* **Exercise details**:
Leave out the pictures and transcribe everything else exactly.

* **Data shown**:
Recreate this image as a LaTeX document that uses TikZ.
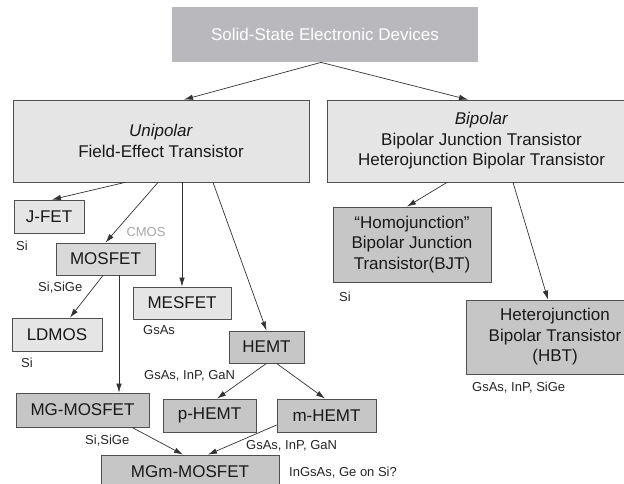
\documentclass[tikz,border=0pt]{standalone}
\usepackage{fontspec}
\setmainfont{Liberation Sans}
\usetikzlibrary{arrows.meta}
\definecolor{topfill}{HTML}{B9B9BD}
\definecolor{lightfill}{HTML}{E5E5E5}
\definecolor{midfill}{HTML}{D9D9D9}
\definecolor{darkfill}{HTML}{C6C6C6}
\definecolor{edge}{HTML}{505050}
\definecolor{cmosgray}{HTML}{A8A8A8}
\begin{document}
\begin{tikzpicture}[x=1pt,y=-1pt,
  box/.style={draw=edge, line width=0.8pt, inner sep=0pt, align=center,
    font=\fontsize{17}{20.5}\selectfont, text=black!90},
  lightbox/.style={box, fill=lightfill},
  midbox/.style={box, fill=midfill},
  darkbox/.style={box, fill=darkfill},
  lbl/.style={inner sep=0pt, anchor=west, font=\fontsize{13}{15}\selectfont, text=black!85},
  conn/.style={draw=black!80, line width=0.7pt, -{Latex[length=9pt,width=5.5pt]}}
]
\useasboundingbox (0,0) rectangle (624,484);
\fill[white] (0,0) rectangle (624,484);

\node[box, draw=none, fill=topfill, text=white, minimum width=306pt, minimum height=55pt] (top) at (325,34.5) {Solid-State Electronic Devices};

\node[lightbox, minimum width=296pt, minimum height=82pt] (uni) at (161,141) {\textit{Unipolar}\\Field-Effect Transistor};
\node[lightbox, minimum width=309pt, minimum height=82pt] (bip) at (481.5,141) {\textit{Bipolar}\\Bipolar Junction Transistor\\Heterojunction Bipolar Transistor};

\node[lightbox, minimum width=70pt, minimum height=33pt] (jfet) at (49,216.5) {J-FET};
\node[midbox, minimum width=99pt, minimum height=32pt] (mosfet) at (105.5,259) {MOSFET};
\node[lightbox, minimum width=90pt, minimum height=33pt] (ldmos) at (57,334.5) {LDMOS};
\node[lightbox, minimum width=98pt, minimum height=32pt] (mesfet) at (182,303) {MESFET};
\node[darkbox, minimum width=75pt, minimum height=32pt] (hemt) at (266.5,347) {HEMT};
\node[darkbox, minimum width=133pt, minimum height=34pt] (mgmos) at (82.5,410) {MG-MOSFET};
\node[darkbox, minimum width=93pt, minimum height=33pt] (phemt) at (209.5,415.5) {p-HEMT};
\node[darkbox, minimum width=99pt, minimum height=33pt] (mhemt) at (326.5,415.5) {m-HEMT};
\node[darkbox, minimum width=178pt, minimum height=34pt] (mgm) at (190,472) {MGm-MOSFET};
\node[darkbox, minimum width=158pt, minimum height=75pt] (homo) at (412,244.5) {``Homojunction''\\Bipolar Junction\\Transistor(BJT)};
\node[darkbox, minimum width=178pt, minimum height=74pt] (hbt) at (555,337) {Heterojunction\\Bipolar Transistor\\(HBT)};

\node[lbl] (l1) at (16,246) {Si};
\node[lbl, anchor=center, text=cmosgray] (l2) at (146,232) {CMOS};
\node[lbl] (l3) at (38,288) {Si,SiGe};
\node[lbl] (l4) at (143,330) {GsAs};
\node[lbl] (l5) at (21,363) {Si};
\node[lbl] (l6) at (144,376) {GsAs, InP, GaN};
\node[lbl] (l7) at (85,441) {Si,SiGe};
\node[lbl] (l8) at (246,446) {GsAs, InP, GaN};
\node[lbl] (l9) at (289,473) {InGsAs, Ge on Si?};
\node[lbl] (l10) at (339,297) {Si};
\node[lbl] (l11) at (472,388) {GsAs, InP, SiGe};

\draw[conn] ([xshift=-4pt]top.south) -- ([xshift=23pt]uni.north);
\draw[conn] ([xshift=-4pt]top.south) -- ([xshift=-13.5pt]bip.north);
\draw[conn] ([xshift=-36pt]uni.south) -- ([xshift=3pt]jfet.north);
\draw[conn] ([xshift=-3pt]uni.south) -- (mosfet.north);
\draw[conn] (mesfet.north |- uni.south) -- (mesfet.north);
\draw[conn] ([xshift=52pt]uni.south) -- (hemt.north);
\draw[conn] ([xshift=-2.5pt]mosfet.south) -- ([xshift=13pt]ldmos.north);
\draw[conn] ([xshift=13.5pt]mosfet.south) -- ([xshift=13.5pt]mosfet.south |- mgmos.north);
\draw[conn] (hemt.south) -- ([xshift=7.5pt]phemt.north);
\draw[conn] ([xshift=10pt]hemt.south) -- ([xshift=-1.5pt]mhemt.north);
\draw[conn] ([xshift=49.5pt]mgmos.south) -- ([xshift=-7pt]mgm.north);
\draw[conn] ([yshift=-9.5pt]mhemt.west) -- ([xshift=18pt]mgm.north);
\draw[conn] ([xshift=-34.5pt]bip.south) -- ([xshift=-5pt]homo.north);
\draw[conn] ([xshift=31.5pt]bip.south) -- ([xshift=-7pt]hbt.north);
\end{tikzpicture}
\end{document}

* **Exercise response**:
Recreate this image as a LaTeX document that uses TikZ.
\documentclass[tikz,border=0pt]{standalone}
\usepackage{fontspec}
\setmainfont{Liberation Sans}
\usetikzlibrary{arrows.meta}
\definecolor{topfill}{HTML}{B9B9BD}
\definecolor{lightfill}{HTML}{E5E5E5}
\definecolor{midfill}{HTML}{D9D9D9}
\definecolor{darkfill}{HTML}{C6C6C6}
\definecolor{edge}{HTML}{505050}
\definecolor{cmosgray}{HTML}{A8A8A8}
\begin{document}
\begin{tikzpicture}[x=1pt,y=-1pt,
  box/.style={draw=edge, line width=0.8pt, inner sep=0pt, align=center,
    font=\fontsize{17}{20.5}\selectfont, text=black!90},
  lightbox/.style={box, fill=lightfill},
  midbox/.style={box, fill=midfill},
  darkbox/.style={box, fill=darkfill},
  lbl/.style={inner sep=0pt, anchor=west, font=\fontsize{13}{15}\selectfont, text=black!85},
  conn/.style={draw=black!80, line width=0.7pt, -{Latex[length=9pt,width=5.5pt]}}
]
\useasboundingbox (0,0) rectangle (624,484);
\fill[white] (0,0) rectangle (624,484);

\node[box, draw=none, fill=topfill, text=white, minimum width=306pt, minimum height=55pt] (top) at (325,34.5) {Solid-State Electronic Devices};

\node[lightbox, minimum width=296pt, minimum height=82pt] (uni) at (161,141) {\textit{Unipolar}\\Field-Effect Transistor};
\node[lightbox, minimum width=309pt, minimum height=82pt] (bip) at (481.5,141) {\textit{Bipolar}\\Bipolar Junction Transistor\\Heterojunction Bipolar Transistor};

\node[lightbox, minimum width=70pt, minimum height=33pt] (jfet) at (49,216.5) {J-FET};
\node[midbox, minimum width=99pt, minimum height=32pt] (mosfet) at (105.5,259) {MOSFET};
\node[lightbox, minimum width=90pt, minimum height=33pt] (ldmos) at (57,334.5) {LDMOS};
\node[lightbox, minimum width=98pt, minimum height=32pt] (mesfet) at (182,303) {MESFET};
\node[darkbox, minimum width=75pt, minimum height=32pt] (hemt) at (266.5,347) {HEMT};
\node[darkbox, minimum width=133pt, minimum height=34pt] (mgmos) at (82.5,410) {MG-MOSFET};
\node[darkbox, minimum width=93pt, minimum height=33pt] (phemt) at (209.5,415.5) {p-HEMT};
\node[darkbox, minimum width=99pt, minimum height=33pt] (mhemt) at (326.5,415.5) {m-HEMT};
\node[darkbox, minimum width=178pt, minimum height=34pt] (mgm) at (190,472) {MGm-MOSFET};
\node[darkbox, minimum width=158pt, minimum height=75pt] (homo) at (412,244.5) {``Homojunction''\\Bipolar Junction\\Transistor(BJT)};
\node[darkbox, minimum width=178pt, minimum height=74pt] (hbt) at (555,337) {Heterojunction\\Bipolar Transistor\\(HBT)};

\node[lbl] (l1) at (16,246) {Si};
\node[lbl, anchor=center, text=cmosgray] (l2) at (146,232) {CMOS};
\node[lbl] (l3) at (38,288) {Si,SiGe};
\node[lbl] (l4) at (143,330) {GsAs};
\node[lbl] (l5) at (21,363) {Si};
\node[lbl] (l6) at (144,376) {GsAs, InP, GaN};
\node[lbl] (l7) at (85,441) {Si,SiGe};
\node[lbl] (l8) at (246,446) {GsAs, InP, GaN};
\node[lbl] (l9) at (289,473) {InGsAs, Ge on Si?};
\node[lbl] (l10) at (339,297) {Si};
\node[lbl] (l11) at (472,388) {GsAs, InP, SiGe};

\draw[conn] ([xshift=-4pt]top.south) -- ([xshift=23pt]uni.north);
\draw[conn] ([xshift=-4pt]top.south) -- ([xshift=-13.5pt]bip.north);
\draw[conn] ([xshift=-36pt]uni.south) -- ([xshift=3pt]jfet.north);
\draw[conn] ([xshift=-3pt]uni.south) -- (mosfet.north);
\draw[conn] (mesfet.north |- uni.south) -- (mesfet.north);
\draw[conn] ([xshift=52pt]uni.south) -- (hemt.north);
\draw[conn] ([xshift=-2.5pt]mosfet.south) -- ([xshift=13pt]ldmos.north);
\draw[conn] ([xshift=13.5pt]mosfet.south) -- ([xshift=13.5pt]mosfet.south |- mgmos.north);
\draw[conn] (hemt.south) -- ([xshift=7.5pt]phemt.north);
\draw[conn] ([xshift=10pt]hemt.south) -- ([xshift=-1.5pt]mhemt.north);
\draw[conn] ([xshift=49.5pt]mgmos.south) -- ([xshift=-7pt]mgm.north);
\draw[conn] ([yshift=-9.5pt]mhemt.west) -- ([xshift=18pt]mgm.north);
\draw[conn] ([xshift=-34.5pt]bip.south) -- ([xshift=-5pt]homo.north);
\draw[conn] ([xshift=31.5pt]bip.south) -- ([xshift=-7pt]hbt.north);
\end{tikzpicture}
\end{document}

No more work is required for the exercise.